Just about everywhere I travel in South Lanarkshire the might of Tinto is looming down at me. The top of Tinto Hill is visible from many points all over Central Scotland. I saw it in early October from the top of Goatfell on the Isle of Arran, I saw it yesterday from Fife and I've seen it from Ben Lomond. The huge cairn on the top must have acted like an ancient trig point to our ancestors as much as it does to many people today. The modern trig point which capped it (to my mind) did nothing to detract from the original monument.
I just fear that once the damage starts...

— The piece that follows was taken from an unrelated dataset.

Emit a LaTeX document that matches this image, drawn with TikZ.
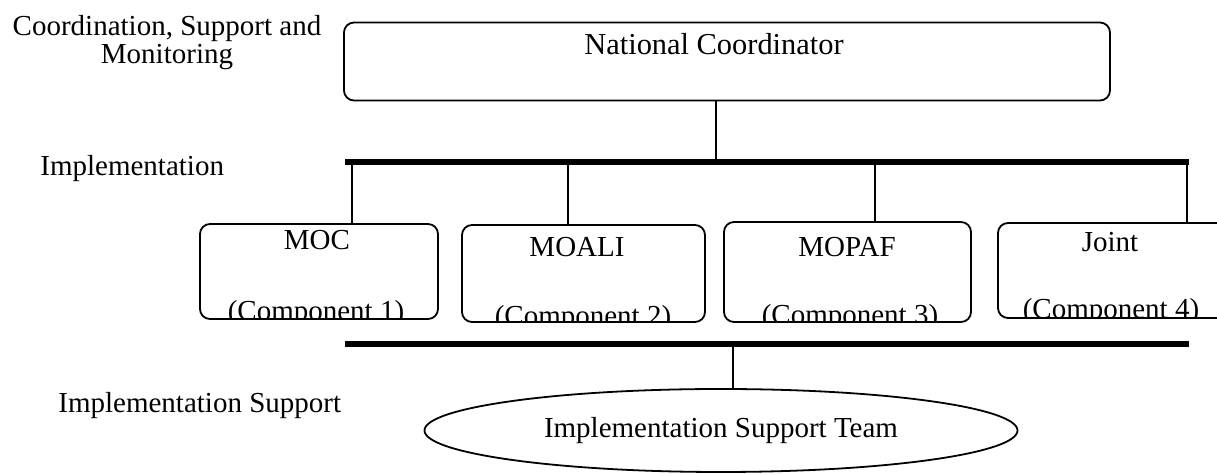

Howburn Digger Posted by Howburn Digger
13th December 2010ce
Good points made here.... worth a forum thread really. Agree with tiompan that walkers shouldn't rely on summit storm shelters, period. Bothies, I guess, are another matter, but these are few and far between in Wales (there is/was one upon Foel Grach) but I gather more prevalent in Scotland. No problem with that as long as you know what you're letting yourself in for. Just don't mess with the cairns!! GLADMAN Posted by GLADMAN
13th December 2010ce
Yep the Lowland hills like Tinto and the Lomonds are seen from a huge area that their much bigger cousins further north never get anywhere near .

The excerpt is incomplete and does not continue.